La réconciliation pourrait passer par un renoncement tout autant que par un travail - le terme ne rend donc pas compte de la nécessité de l'augmentation de ma puissance d'agir et de penser : persévérer dans mon être, c'est non seulement vivre ou exister, mais encore travailler à produire tous les effets qui se peuvent déduire des propriétés de mon essence (E, III, 6-7).

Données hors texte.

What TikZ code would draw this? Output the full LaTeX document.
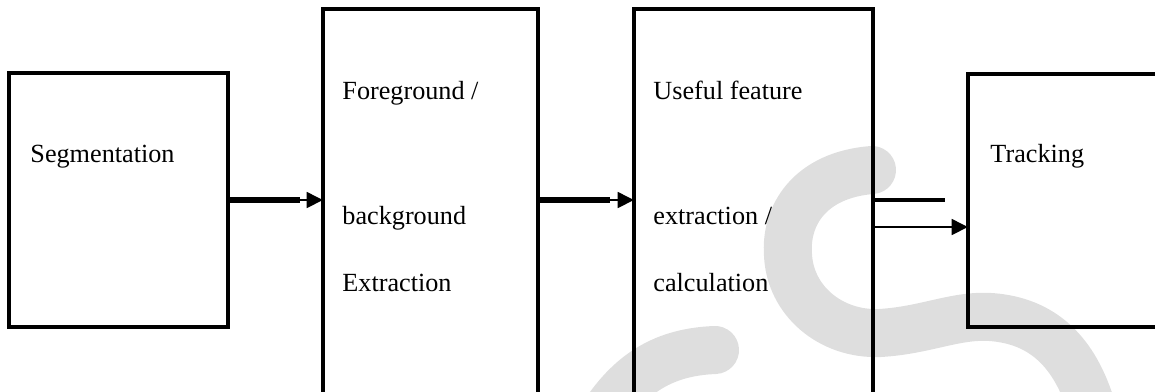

Pour reprendre notre exemple, je veux surfer et n'y parviens pas pour l'heure : a) poursuivre lors qu'il n'appartient pas à mon essence de surfer, c'est de l'obstination... b) renoncer lors qu'il appartient à mon essence de surfer, c'est un manque de force d'âme et de l'humilité (E, III, déf. des affects, 26). Dans les deux cas, le rapport à la vague et au surf est passionnel... c) poursuivre mes efforts à juste titre ou d) comprendre mon impuissance foncière à surfer, c'est marquer autant de force d'âme à éviter les dangers qu'à les affronter (E, IV, 69 et son corollaire), qui est d'un homme libre.
Or, la réconciliation passe plus sûrement par le renoncement que par l'effort pour surmonter un obstacle : le cas (b) est une réconciliation du désir et de la réalité qui n'est aucunement libre, quand le cas (c) lorsque je ne parviens pas encore à surfer relève d'un désaccord entre mon désir et le réel qui pourtant est raisonnable et concourt à ma libération.

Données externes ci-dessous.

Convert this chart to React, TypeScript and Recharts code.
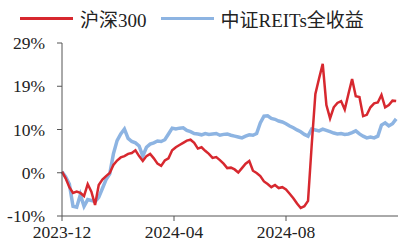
import React from "react";
import { LineChart, Line, XAxis, YAxis, Legend } from "recharts";

// day offsets from 2023-12-01
const days = [
  0, 4, 8, 12, 16, 20, 24, 28, 32, 36, 40, 44, 48, 52, 56, 60, 64, 68, 72, 76,
  80, 84, 88, 92, 96, 100, 104, 108, 112, 116, 120, 124, 128, 132, 136, 140,
  144, 148, 152, 156, 160, 164, 168, 172, 176, 180, 184, 188, 192, 196, 200,
  204, 208, 212, 216, 220, 224, 228, 232, 236, 240, 244, 248, 252, 256, 260,
  264, 268, 272, 276, 280, 284, 288, 292, 296, 300, 304, 308, 312, 316, 320,
  324, 328, 332, 336, 340, 344, 348, 352, 356, 360, 364,
];

const hs300 = [
  0, -1.5, -3.5, -4.8, -4.5, -4.8, -5.5, -2.8, -4.5, -7.5, -3.0, -1.8, -1.0,
  -0.3, 1.5, 2.5, 3.2, 3.5, 4.0, 4.2, 4.8, 3.5, 2.4, 3.5, 4.0, 3.0, 1.8, 1.3,
  2.5, 3.0, 4.8, 5.5, 6.0, 6.5, 7.0, 7.2, 6.5, 5.2, 5.5, 4.7, 4.0, 3.1, 3.3,
  2.6, 1.8, 0.8, 0.9, 0.5, -0.2, 0.8, 1.8, 2.4, 0.2, -0.3, -1.0, -2.2, -2.8,
  -3.5, -3.0, -3.7, -3.5, -4.0, -5.0, -6.0, -7.2, -8.2, -7.8, -6.6, 6.0, 17.5,
  21.0, 24.3, 15.0, 12.0, 14.5, 15.5, 15.9, 14.0, 17.5, 20.9, 17.0, 16.8, 12.5,
  12.8, 14.5, 15.4, 15.6, 17.3, 14.5, 15.0, 16.0, 15.9,
];

const reits = [
  0, -1.2, -2.8, -7.8, -8.0, -5.2, -7.8, -6.3, -6.5, -6.8, -5.8, -3.8, -1.8,
  -0.5, 4.0, 7.0, 8.5, 9.6, 7.5, 6.8, 6.5, 5.8, 3.5, 5.5, 6.2, 6.5, 6.9, 6.8,
  7.2, 8.5, 9.8, 9.6, 9.8, 9.9, 9.3, 9.0, 8.6, 8.5, 8.3, 8.6, 8.4, 8.5, 8.6,
  8.2, 8.4, 8.5, 8.2, 8.0, 7.8, 7.6, 8.0, 8.3, 8.2, 8.6, 11.0, 12.5, 12.6, 12.0,
  11.8, 11.4, 11.2, 10.8, 10.3, 9.9, 9.4, 9.0, 8.4, 8.0, 9.6, 9.4, 9.2, 9.6,
  9.3, 9.0, 8.7, 8.5, 8.6, 8.4, 8.5, 8.8, 9.2, 8.5, 8.0, 7.6, 7.8, 7.6, 8.0,
  10.5, 11.0, 10.3, 10.8, 11.9,
];

const xTickDays = [0, 122, 244];
const xTickLabels = ["2023-12", "2024-04", "2024-08"];
const yTicks = [-10, -0.25, 9.5, 19.25, 29];

const seriesNames = ["沪深300", "中证REITs全收益"];
const RED = "#d7282f";
const BLUE = "#8db4e2";

const data = days.map((d, i) => ({ day: d, hs300: hs300[i], reits: reits[i] }));

const FONT = '"Liberation Serif", "Times New Roman", "Noto Sans CJK SC", serif';

const LegendBox = () => {
  const items = [
    { name: seriesNames[0], color: RED },
    { name: seriesNames[1], color: BLUE },
  ];
  return (
    <div style={{ display: "flex", alignItems: "center", paddingLeft: 20, height: 36, fontFamily: FONT, fontSize: 19, color: "#222" }}>
      {items.map((it) => (
        <div key={it.name} style={{ display: "flex", alignItems: "center", marginRight: 14 }}>
          <div style={{ width: 53, height: 3, background: it.color, marginRight: 7 }} />
          <span>{it.name}</span>
        </div>
      ))}
    </div>
  );
};

export default function App() {
  return (
    <div style={{ position: "absolute", left: 0, top: 0, fontFamily: FONT }}>
      <LineChart width={398} height={244} data={data} margin={{ top: 7, right: 0, bottom: 2, left: 0 }}>
        <Legend verticalAlign="top" align="left" content={<LegendBox />} wrapperStyle={{ top: 0, left: 0, height: 36 }} />
        <XAxis
          dataKey="day"
          type="number"
          domain={[0, 366]}
          ticks={xTickDays}
          tickFormatter={(v) => xTickLabels[xTickDays.indexOf(v)]}
          tick={{ fill: "#222", fontSize: 17.5, fontFamily: FONT }}
          tickSize={5}
          tickMargin={5}
          stroke="#555"
          height={26}
        />
        <YAxis
          domain={[-10, 29]}
          ticks={yTicks}
          tickFormatter={(v) => `${Math.round(v)}%`}
          tick={{ fill: "#222", fontSize: 17.5, fontFamily: FONT }}
          tickSize={5}
          tickMargin={12}
          stroke="#555"
          width={62}
          interval={0}
        />
        <Line dataKey="reits" stroke={BLUE} strokeWidth={3.5} dot={false} isAnimationActive={false} />
        <Line dataKey="hs300" stroke={RED} strokeWidth={2.5} dot={false} isAnimationActive={false} />
      </LineChart>
    </div>
  );
}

2) La question du statut de l'homme libre au sein de la cité vivant selon le décret commun est des plus délicates, et les propositions de l'Ethique qui en donnent la description, à la fin de la quatrième partie, sont rien moins qu'aisées à comprendre - je ne suis pas persuadé que le "citoyen des villes" puisse accéder au bonheur personnellement en présence d'hommes vivant au plus haut point sous la conduite de la passion (à l'exception de notre philosophe et en faisant preuve de beaucoup de prudence). Certainement, il le peut moins aisément qu'en compagnie d'hommes vivant sous la conduite de la raison, qui seuls sont très reconnaissants les uns envers les autres (E, IV, 71).

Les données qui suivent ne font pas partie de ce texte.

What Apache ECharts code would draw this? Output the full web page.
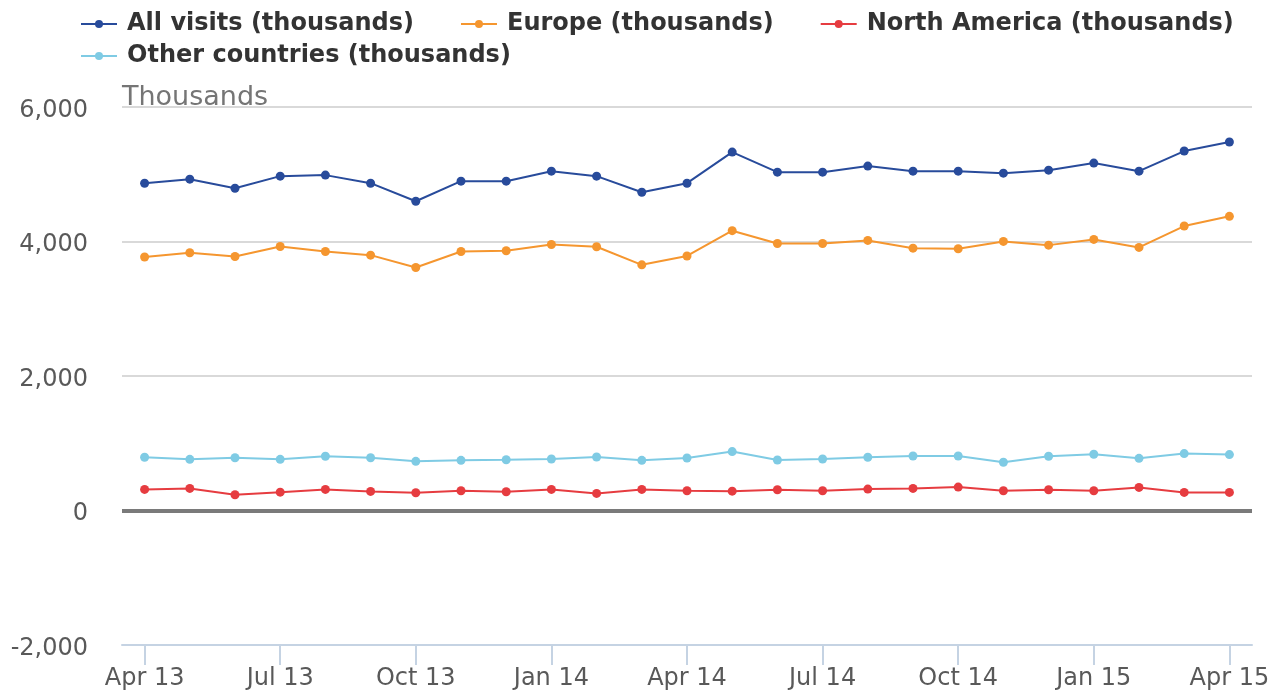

L'analogie entre la vie sociale et le surf est alors pleinement justifiée - mais reste à déterminer si, en tant qu'hommes libres, nous devons renoncer à raison à fréquenter les hommes passionnés (E, IV, 70), ne les fréquenter qu'au cas où (E, IV, 70, scolie), obéir à leur décret dont nous connaissons pourtant la radicale insuffisance (E, IV, 73 en lien avec E, IV, 63), etc.
La position de Spinoza est à cet égard fort délicate (j'ai déjà eu des discussions avec hokousai à ce propos, à la rubrique actualités et à propos entre autres de la peine de mort, et nous ne lisons absolument pas la même chose). Mais quoi qu'il en soit, elle ne saurait consister en un renoncement à l'action politique, puisqu'il appartient à l'essence de l'homme de communiquer le bien raisonnable aux autres hommes. Elle pourrait consister en une évaluation des possibilités concrètes de l'action politique - poursuivons l'analogie : si la mer est trop forte, ou à l'inverse d'huile, il est temps de ranger sa planche et d'aller prendre un pot, en attendant des conditions favorables... ou de chercher un autre spot...
Il me semble au reste que Spinoza, historiquement, a peu ou prou agi de la sorte.

Tiens-toi en joie bonne et contentement serein.
Modifié en dernier par ShBJ le 31 déc. 2009, 01:44, modifié 2 fois.